▸ **THE EXERCISE**
Wherever the string "this" appears in the listing, copy that line.

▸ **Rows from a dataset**
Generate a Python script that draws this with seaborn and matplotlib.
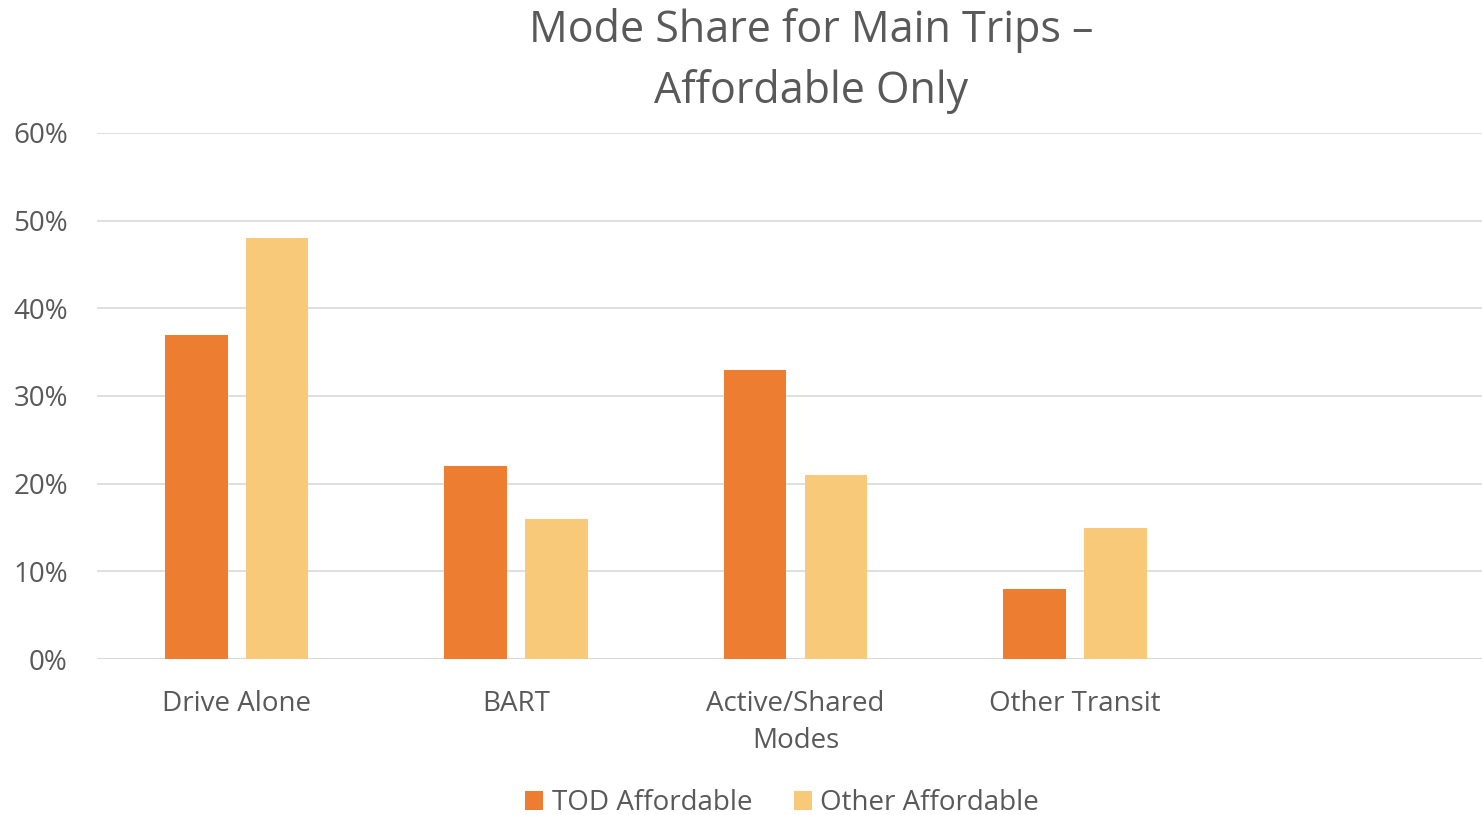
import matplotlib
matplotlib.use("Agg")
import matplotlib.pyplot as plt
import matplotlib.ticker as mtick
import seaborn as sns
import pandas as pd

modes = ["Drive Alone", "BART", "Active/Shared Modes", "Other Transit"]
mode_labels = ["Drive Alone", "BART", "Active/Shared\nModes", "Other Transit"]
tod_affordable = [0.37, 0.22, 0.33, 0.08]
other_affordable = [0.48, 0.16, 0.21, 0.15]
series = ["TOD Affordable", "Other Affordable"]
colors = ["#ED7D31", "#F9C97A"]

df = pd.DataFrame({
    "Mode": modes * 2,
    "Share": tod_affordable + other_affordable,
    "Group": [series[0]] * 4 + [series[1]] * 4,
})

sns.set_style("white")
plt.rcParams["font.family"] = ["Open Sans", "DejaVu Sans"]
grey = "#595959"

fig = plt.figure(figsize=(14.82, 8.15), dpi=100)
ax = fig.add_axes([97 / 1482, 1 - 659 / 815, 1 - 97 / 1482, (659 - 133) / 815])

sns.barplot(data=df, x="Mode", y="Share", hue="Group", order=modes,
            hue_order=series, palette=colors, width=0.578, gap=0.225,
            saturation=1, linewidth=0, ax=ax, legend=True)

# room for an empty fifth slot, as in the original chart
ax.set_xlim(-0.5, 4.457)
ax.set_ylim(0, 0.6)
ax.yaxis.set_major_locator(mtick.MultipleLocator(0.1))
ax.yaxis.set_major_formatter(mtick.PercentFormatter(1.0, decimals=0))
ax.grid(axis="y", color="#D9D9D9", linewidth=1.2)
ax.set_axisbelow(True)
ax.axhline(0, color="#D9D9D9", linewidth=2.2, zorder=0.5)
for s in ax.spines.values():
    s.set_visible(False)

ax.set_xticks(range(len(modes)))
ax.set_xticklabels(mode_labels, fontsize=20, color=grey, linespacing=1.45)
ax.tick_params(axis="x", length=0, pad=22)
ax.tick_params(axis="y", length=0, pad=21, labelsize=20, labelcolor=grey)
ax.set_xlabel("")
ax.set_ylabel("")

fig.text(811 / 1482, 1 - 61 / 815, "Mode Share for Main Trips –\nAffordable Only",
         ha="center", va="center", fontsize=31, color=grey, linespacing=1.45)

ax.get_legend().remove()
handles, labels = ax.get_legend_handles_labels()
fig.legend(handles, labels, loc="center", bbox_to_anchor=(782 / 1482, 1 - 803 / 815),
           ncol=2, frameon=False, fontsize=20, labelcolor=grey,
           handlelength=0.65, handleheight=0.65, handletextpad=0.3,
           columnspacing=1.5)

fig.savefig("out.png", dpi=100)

* * *

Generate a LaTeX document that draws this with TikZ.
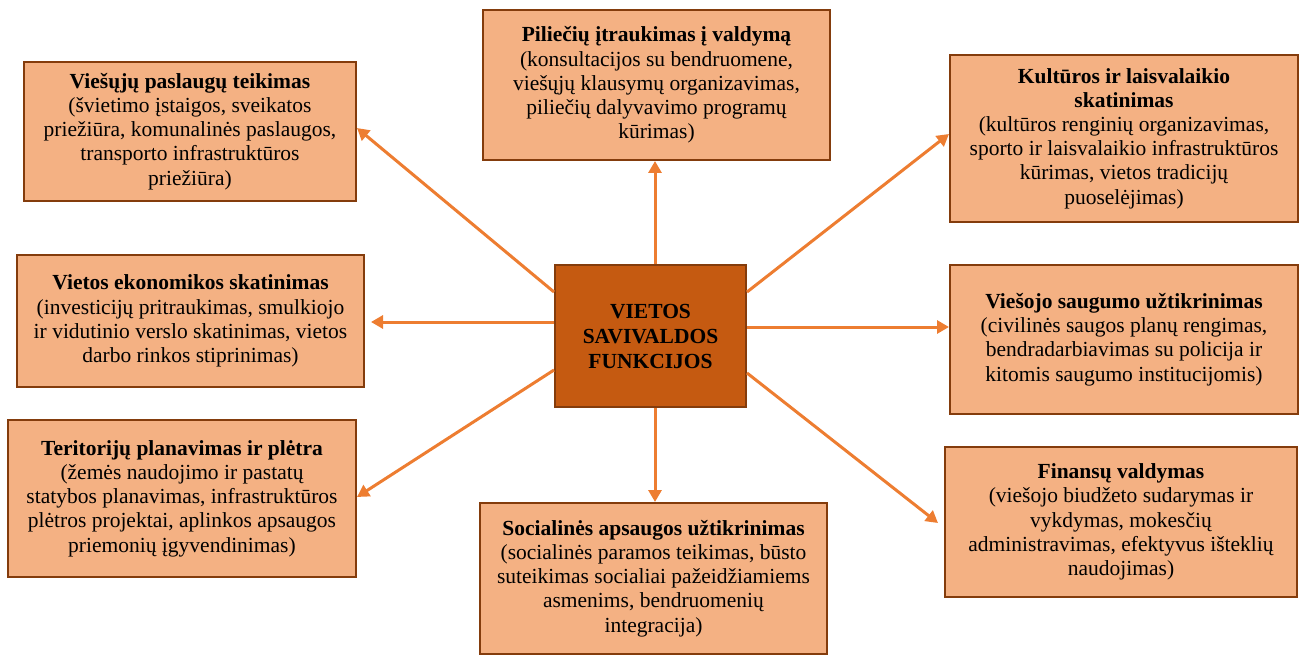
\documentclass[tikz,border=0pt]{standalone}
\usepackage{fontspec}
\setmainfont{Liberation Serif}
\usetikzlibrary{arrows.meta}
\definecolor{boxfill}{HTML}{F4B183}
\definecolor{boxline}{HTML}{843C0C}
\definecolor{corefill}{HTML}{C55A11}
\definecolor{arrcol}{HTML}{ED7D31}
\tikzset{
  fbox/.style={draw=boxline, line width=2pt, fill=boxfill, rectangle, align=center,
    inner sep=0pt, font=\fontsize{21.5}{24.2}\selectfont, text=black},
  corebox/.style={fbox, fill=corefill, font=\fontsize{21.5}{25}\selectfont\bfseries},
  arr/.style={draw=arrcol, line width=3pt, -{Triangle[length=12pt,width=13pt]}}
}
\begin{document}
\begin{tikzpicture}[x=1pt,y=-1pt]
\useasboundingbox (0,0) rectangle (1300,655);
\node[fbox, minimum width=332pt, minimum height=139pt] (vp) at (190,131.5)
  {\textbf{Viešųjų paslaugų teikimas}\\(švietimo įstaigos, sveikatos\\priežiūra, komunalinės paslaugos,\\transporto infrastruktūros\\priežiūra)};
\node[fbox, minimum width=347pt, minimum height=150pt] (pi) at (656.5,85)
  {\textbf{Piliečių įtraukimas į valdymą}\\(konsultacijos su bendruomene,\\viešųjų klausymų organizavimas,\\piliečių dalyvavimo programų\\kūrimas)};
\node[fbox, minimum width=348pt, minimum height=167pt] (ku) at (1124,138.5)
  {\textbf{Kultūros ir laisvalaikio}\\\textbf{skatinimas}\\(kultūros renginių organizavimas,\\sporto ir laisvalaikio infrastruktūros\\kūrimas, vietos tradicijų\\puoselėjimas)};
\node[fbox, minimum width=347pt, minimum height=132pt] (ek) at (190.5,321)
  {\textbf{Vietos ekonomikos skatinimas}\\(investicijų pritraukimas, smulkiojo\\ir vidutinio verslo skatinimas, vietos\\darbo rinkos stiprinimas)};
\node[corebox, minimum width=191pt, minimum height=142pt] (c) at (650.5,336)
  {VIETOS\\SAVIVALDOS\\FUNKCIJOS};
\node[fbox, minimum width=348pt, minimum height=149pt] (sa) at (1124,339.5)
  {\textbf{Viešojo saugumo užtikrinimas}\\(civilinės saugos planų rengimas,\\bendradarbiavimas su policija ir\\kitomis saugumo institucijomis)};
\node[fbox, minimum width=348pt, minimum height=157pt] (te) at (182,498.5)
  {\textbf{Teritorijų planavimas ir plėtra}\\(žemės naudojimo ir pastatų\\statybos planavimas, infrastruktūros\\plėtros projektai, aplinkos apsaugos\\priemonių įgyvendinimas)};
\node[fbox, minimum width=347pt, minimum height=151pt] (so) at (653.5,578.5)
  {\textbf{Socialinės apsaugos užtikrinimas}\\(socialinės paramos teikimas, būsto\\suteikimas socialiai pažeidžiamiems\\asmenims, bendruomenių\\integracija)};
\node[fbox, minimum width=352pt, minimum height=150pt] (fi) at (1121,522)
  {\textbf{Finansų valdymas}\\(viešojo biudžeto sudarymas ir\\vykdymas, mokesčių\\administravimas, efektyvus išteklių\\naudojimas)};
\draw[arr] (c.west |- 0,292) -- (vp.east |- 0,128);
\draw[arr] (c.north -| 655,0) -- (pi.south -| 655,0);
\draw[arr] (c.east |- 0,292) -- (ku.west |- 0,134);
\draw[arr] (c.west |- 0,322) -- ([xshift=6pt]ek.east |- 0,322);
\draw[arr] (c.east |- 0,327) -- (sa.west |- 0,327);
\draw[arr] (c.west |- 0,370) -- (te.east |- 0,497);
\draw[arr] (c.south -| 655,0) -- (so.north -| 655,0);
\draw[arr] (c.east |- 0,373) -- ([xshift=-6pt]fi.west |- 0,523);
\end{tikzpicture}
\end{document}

...

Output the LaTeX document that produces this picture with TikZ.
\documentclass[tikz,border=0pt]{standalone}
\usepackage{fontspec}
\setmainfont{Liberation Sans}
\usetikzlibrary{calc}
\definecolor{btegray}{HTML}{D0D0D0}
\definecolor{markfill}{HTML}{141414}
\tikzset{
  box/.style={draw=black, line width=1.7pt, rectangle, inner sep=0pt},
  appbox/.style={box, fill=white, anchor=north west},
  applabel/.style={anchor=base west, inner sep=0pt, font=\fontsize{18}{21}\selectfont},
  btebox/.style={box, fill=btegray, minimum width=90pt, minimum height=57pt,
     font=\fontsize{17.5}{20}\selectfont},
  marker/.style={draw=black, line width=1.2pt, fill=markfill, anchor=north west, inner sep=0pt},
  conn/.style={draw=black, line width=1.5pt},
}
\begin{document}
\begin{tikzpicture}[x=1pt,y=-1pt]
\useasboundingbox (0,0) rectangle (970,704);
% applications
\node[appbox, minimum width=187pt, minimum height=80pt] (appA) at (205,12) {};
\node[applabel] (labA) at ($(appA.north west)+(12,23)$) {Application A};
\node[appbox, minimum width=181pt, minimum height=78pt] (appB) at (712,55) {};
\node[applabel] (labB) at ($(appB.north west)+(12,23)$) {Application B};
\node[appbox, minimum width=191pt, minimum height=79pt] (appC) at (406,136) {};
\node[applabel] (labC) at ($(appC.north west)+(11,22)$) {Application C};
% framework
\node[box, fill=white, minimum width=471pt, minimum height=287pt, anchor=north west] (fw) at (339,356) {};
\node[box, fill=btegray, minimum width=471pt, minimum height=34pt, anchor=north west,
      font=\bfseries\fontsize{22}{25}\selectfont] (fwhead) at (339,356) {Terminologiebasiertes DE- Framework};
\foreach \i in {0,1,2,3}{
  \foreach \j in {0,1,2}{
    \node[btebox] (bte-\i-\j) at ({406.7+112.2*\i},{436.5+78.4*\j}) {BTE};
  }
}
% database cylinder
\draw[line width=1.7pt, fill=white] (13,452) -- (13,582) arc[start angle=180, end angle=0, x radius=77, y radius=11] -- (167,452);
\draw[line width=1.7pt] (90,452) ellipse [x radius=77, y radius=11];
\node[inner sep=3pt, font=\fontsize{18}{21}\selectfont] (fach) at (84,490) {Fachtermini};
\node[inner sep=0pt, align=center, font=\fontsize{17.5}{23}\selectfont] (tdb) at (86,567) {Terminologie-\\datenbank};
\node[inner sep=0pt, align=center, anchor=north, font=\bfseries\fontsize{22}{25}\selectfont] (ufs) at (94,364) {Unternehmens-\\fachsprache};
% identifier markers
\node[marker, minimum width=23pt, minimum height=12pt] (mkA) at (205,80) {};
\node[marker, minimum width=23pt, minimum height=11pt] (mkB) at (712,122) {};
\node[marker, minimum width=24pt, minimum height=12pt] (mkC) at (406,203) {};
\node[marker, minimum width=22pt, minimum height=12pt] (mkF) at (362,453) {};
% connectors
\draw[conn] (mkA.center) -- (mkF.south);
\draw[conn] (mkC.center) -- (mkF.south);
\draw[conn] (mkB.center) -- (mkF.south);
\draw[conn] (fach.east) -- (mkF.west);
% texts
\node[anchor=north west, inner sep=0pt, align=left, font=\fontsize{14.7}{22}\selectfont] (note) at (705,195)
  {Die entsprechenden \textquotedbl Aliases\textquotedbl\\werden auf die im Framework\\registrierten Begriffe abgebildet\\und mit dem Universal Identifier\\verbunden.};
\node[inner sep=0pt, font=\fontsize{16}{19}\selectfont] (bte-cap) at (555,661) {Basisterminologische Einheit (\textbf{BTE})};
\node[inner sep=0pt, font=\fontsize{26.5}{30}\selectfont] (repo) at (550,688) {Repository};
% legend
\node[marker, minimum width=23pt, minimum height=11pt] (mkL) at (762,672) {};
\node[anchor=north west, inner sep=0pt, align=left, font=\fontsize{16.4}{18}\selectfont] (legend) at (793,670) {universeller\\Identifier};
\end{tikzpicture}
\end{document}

▸ **ANSWER TO THE EXERCISE**
Generate a Python script that draws this with seaborn and matplotlib.
Generate a LaTeX document that draws this with TikZ.
Output the LaTeX document that produces this picture with TikZ.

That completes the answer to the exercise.